Pytany w Radiu Gdańsk, czy patrząc na coraz lepsze sondaże, liczy na wejście do drugiej tury wyborów prezydenta Gdańska, Płażyński powiedział, że ma taką nadzieję.

"Więcej, mam głęboką nadzieję, że ja te wybory wygram. Inaczej bym się tej walki nie podejmował" - dodał.

Płażyński zaznaczył, że Gdańsk nie jest miejscem łatwym dla polityków prawicy. "Świadczy o tym 20 lat panowania prezydenta Adamowicza" - stwierdził.

"Gdańsk nie jest jednak bastionem Platformy czy liberalizmu. Przypominam, że Solidarność nie była tworem z natury liberalnym (...) związana była mocno z Kościołem katolickim" - powiedział kandydat Zjednoczonej Prawicy.

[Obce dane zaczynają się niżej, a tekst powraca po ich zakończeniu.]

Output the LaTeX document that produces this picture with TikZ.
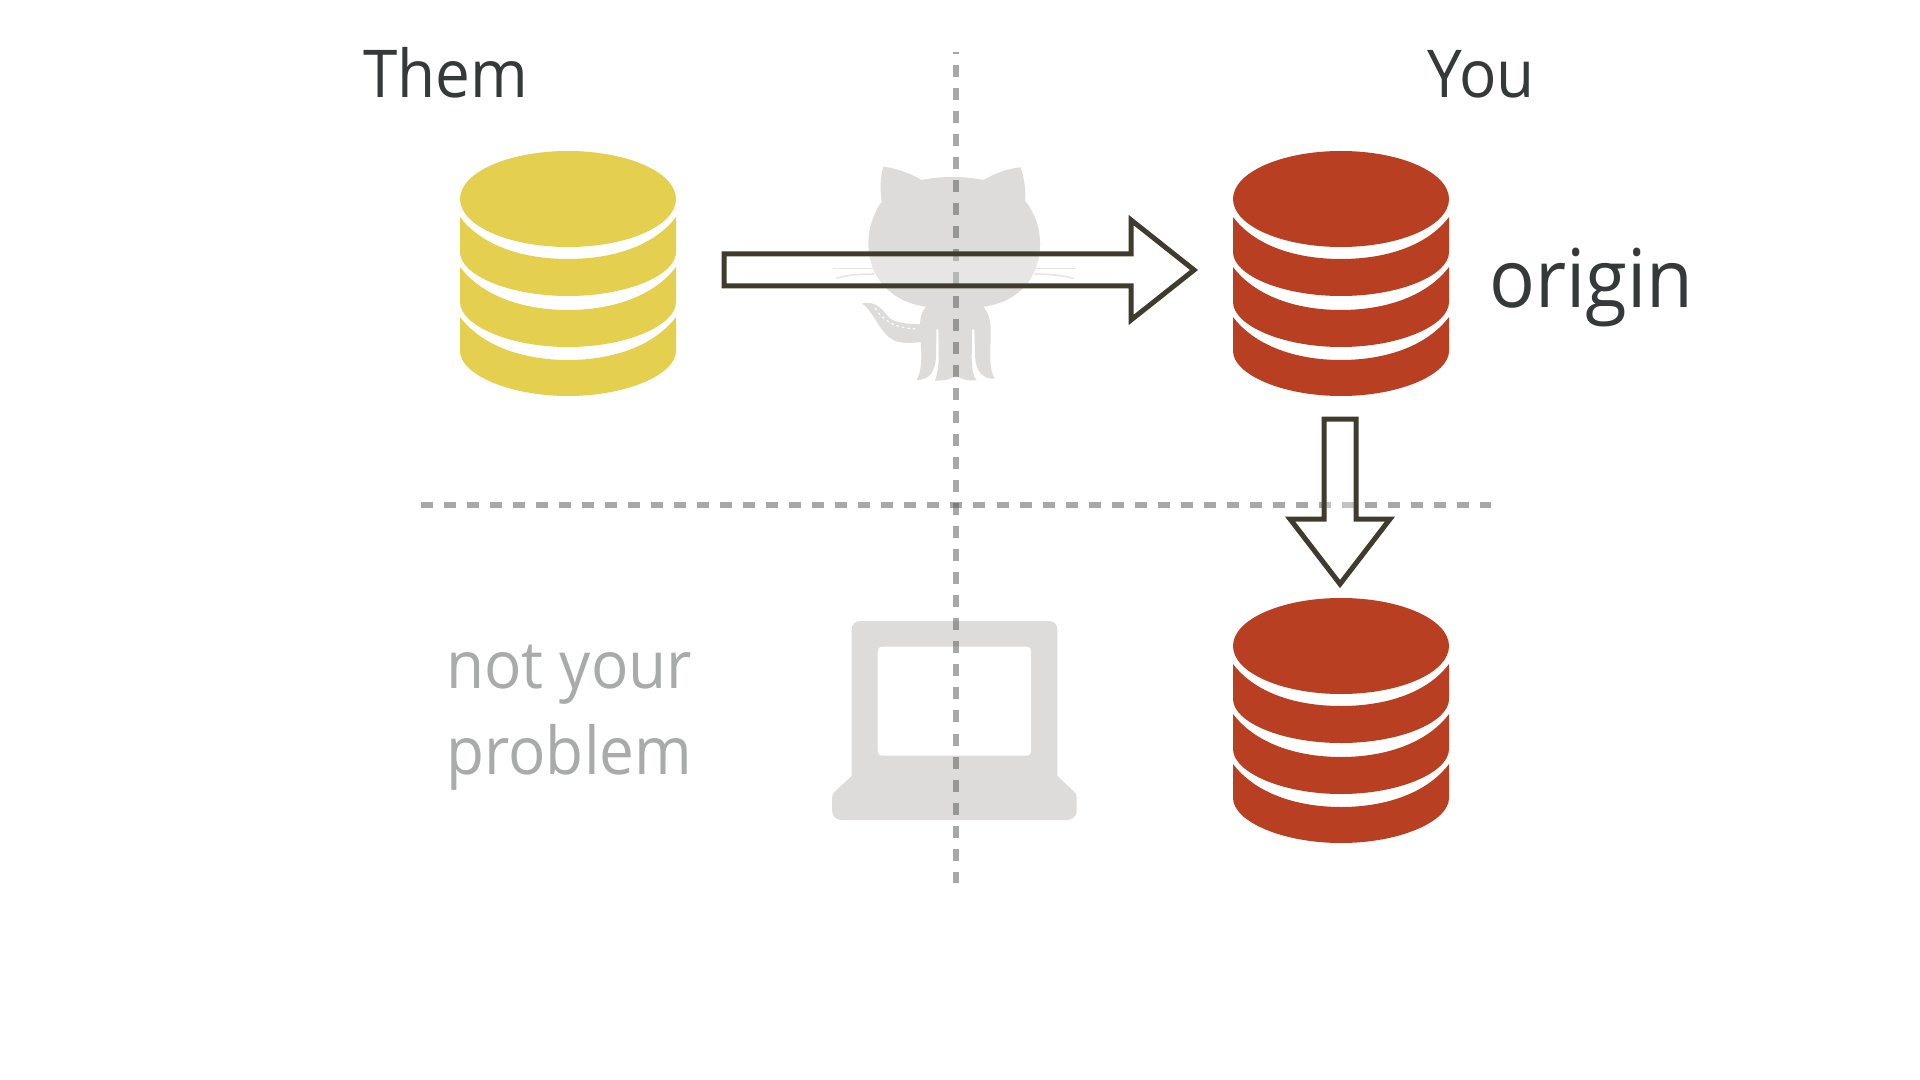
\documentclass[tikz,border=0pt]{standalone}
\usepackage{fontspec}
\setmainfont[FakeStretch=0.94]{Open Sans}
\definecolor{dbyellow}{HTML}{E5CF4F}
\definecolor{dbred}{HTML}{B83F22}
\definecolor{ghost}{HTML}{DDDCDB}
\definecolor{arrowline}{HTML}{3F3C2D}
\definecolor{inktext}{HTML}{353939}
\definecolor{paletext}{HTML}{A8ABA9}
\definecolor{dashgray}{HTML}{535353}
\tikzset{
  x=0.5pt,y=-0.5pt,
  divider/.style={draw=dashgray,opacity=0.5,line width=3pt,dash pattern=on 6pt off 5.51pt},
  blockarrow/.style={draw=arrowline,line width=2.5pt,miter limit=10,fill=white,fill opacity=0.3},
  label/.style={inner sep=0pt,anchor=base west,text=inktext},
  dbstack/.pic={
    \fill[pic actions] (-108,48) .. controls (-108,21.5) and (-59.6,0) .. (0,0) .. controls (59.6,0) and (108,21.5) .. (108,48) .. controls (108,74.5) and (59.6,96) .. (0,96) .. controls (-59.6,96) and (-108,74.5) .. (-108,48) -- cycle;
    \fill[pic actions] (-108,66) .. controls (-86,95) and (-45,108) .. (0,108) .. controls (45,108) and (86,95) .. (108,66) -- (108,101) .. controls (108,124) and (59.6,145) .. (0,145) .. controls (-59.6,145) and (-108,124) .. (-108,101) -- cycle;
    \fill[pic actions] (-108,116) .. controls (-86,145) and (-45,159) .. (0,159) .. controls (45,159) and (86,145) .. (108,116) -- (108,151) .. controls (108,174) and (59.6,196) .. (0,196) .. controls (-59.6,196) and (-108,174) .. (-108,151) -- cycle;
    \fill[pic actions] (-108,166) .. controls (-86,195) and (-45,209) .. (0,209) .. controls (45,209) and (86,195) .. (108,166) -- (108,200) .. controls (108,223) and (59.6,245) .. (0,245) .. controls (-59.6,245) and (-108,223) .. (-108,200) -- cycle;
  }
}
\begin{document}
\begin{tikzpicture}
\useasboundingbox (0,0) rectangle (1920,1080);
\fill[white] (0,0) rectangle (1920,1080);

% cat, in crop pixels of the enlarged view
\begin{scope}[shift={(800,140)},x=0.1667pt,y=-0.1667pt]
  \fill[ghost] (250,80) .. controls (290,85) and (330,100) .. (365,120)
    .. controls (420,108) and (495,108) .. (550,120)
    .. controls (585,100) and (625,85) .. (662,82)
    .. controls (672,115) and (678,150) .. (675,182)
    .. controls (705,220) and (720,265) .. (720,310)
    .. controls (720,410) and (660,485) .. (550,500)
    .. controls (562,515) and (572,535) .. (572,570)
    .. controls (572,640) and (565,690) .. (585,716)
    .. controls (550,718) and (527,695) .. (525,650)
    -- (523,568) -- (516,568) -- (515,650)
    .. controls (515,690) and (520,710) .. (530,721)
    .. controls (510,722) and (490,722) .. (468,706)
    .. controls (445,722) and (425,722) .. (405,722)
    .. controls (412,700) and (416,680) .. (416,650)
    -- (415,568) -- (409,568) -- (408,650)
    .. controls (406,695) and (388,720) .. (350,720)
    .. controls (366,690) and (365,650) .. (362,606)
    .. controls (330,610) and (300,610) .. (280,600)
    .. controls (240,580) and (225,520) .. (186,490)
    .. controls (225,482) and (245,505) .. (260,525)
    .. controls (278,550) and (320,552) .. (360,552)
    .. controls (360,535) and (365,515) .. (378,500)
    .. controls (270,485) and (205,410) .. (205,310)
    .. controls (205,265) and (220,220) .. (245,185)
    .. controls (240,150) and (240,115) .. (250,80) -- cycle;
  \draw[ghost,line width=0.8pt] (100,385) -- (222,385);
  \draw[ghost,line width=0.8pt] (108,415) .. controls (140,405) and (180,402) .. (222,402);
  \draw[ghost,line width=0.8pt] (704,385) -- (828,385);
  \draw[ghost,line width=0.8pt] (704,402) .. controls (750,402) and (790,406) .. (820,415);
  \draw[white,line width=0.6pt,dash pattern=on 1.2pt off 1.6pt] (225,505) .. controls (250,540) and (280,565) .. (355,567);
\end{scope}

% laptop, in crop pixels of the enlarged view
\begin{scope}[shift={(810,600)},x=0.1667pt,y=-0.1667pt]
  \fill[ghost,even odd rule] (125,90) .. controls (125,72) and (135,63) .. (152,63) -- (715,63)
    .. controls (732,63) and (742,72) .. (742,90) -- (742,528) -- (792,575)
    .. controls (798,580) and (800,585) .. (800,595) -- (800,630)
    .. controls (800,650) and (785,660) .. (770,660) -- (95,660)
    .. controls (80,660) and (66,650) .. (66,630) -- (66,595)
    .. controls (66,585) and (68,580) .. (74,575) -- (125,528) -- cycle
    (218,140) .. controls (208,140) and (203,145) .. (203,155) -- (203,452)
    .. controls (203,462) and (208,467) .. (218,467) -- (648,467)
    .. controls (658,467) and (663,462) .. (663,452) -- (663,155)
    .. controls (663,145) and (658,140) .. (648,140) -- cycle;
\end{scope}

% dividers
\coordinate (vtop) at (956,52);
\coordinate (vbot) at (956,883);
\coordinate (hleft) at (421,505);
\coordinate (hright) at (1491,505);
\draw[divider,dash phase=5pt,dash pattern=on 6pt off 5.525pt] (vtop) -- (vbot);
\draw[divider] (hleft) -- (hright);

% databases
\pic[fill=dbyellow] at (568,151) {dbstack};
\pic[fill=dbred] at (1341,151) {dbstack};
\pic[fill=dbred] at (1341,598) {dbstack};

% arrows
\path[fill=white] (1131,220) -- (1194,270) -- (1131,320) -- cycle;
\draw[blockarrow] (724,254) -- (1131,254) -- (1131,220) -- (1194,270) -- (1131,320) -- (1131,286) -- (724,286) -- cycle;
\path[fill=white] (1290,519) -- (1390,519) -- (1340,584) -- cycle;
\draw[blockarrow] (1324,419) -- (1356,419) -- (1356,519) -- (1390,519) -- (1340,584) -- (1290,519) -- (1324,519) -- cycle;

% labels
\node[label,font=\fontsize{33pt}{33pt}\selectfont] (themlabel) at (363,98) {Them};
\node[label,font=\fontsize{33pt}{33pt}\selectfont] (youlabel) at (1427,98) {You};
\node[label,font=\fontsize{40.5pt}{40.5pt}\selectfont] (originlabel) at (1489,308) {origin};
\node[label,text=paletext,font=\fontsize{33pt}{33pt}\selectfont] (notyour) at (446,688) {not your};
\node[label,text=paletext,font=\fontsize{33pt}{33pt}\selectfont] (problem) at (446,774) {problem};
\end{tikzpicture}
\end{document}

Płażyński ocenił, że "wielu gdańszczan nie jest zadowolonych z kierunku, jaki obrało miasto".

W jesiennych wyborach samorządowych oprócz Płażyńskiego, kandydatami na najwyższy urząd w Gdańsku są także: sprawujący tę funkcję od 20 lat Paweł Adamowicz, jako kandydat bezpartyjny; europoseł PO, syn b. prezydenta RP Jarosław Wałęsa (Koalicja Obywatelska), Elżbieta Jachlewska (Lepszy Gdańsk), Andrzej Ceynowa (Sojusz Lewicy Demokratycznej) oraz Jacek Hołubowski (komitet Gdańsk Tworzą Mieszkańcy, współorganizowany przez wyrzuconego z PiS radnego Gdańska Łukasza Hamadyka).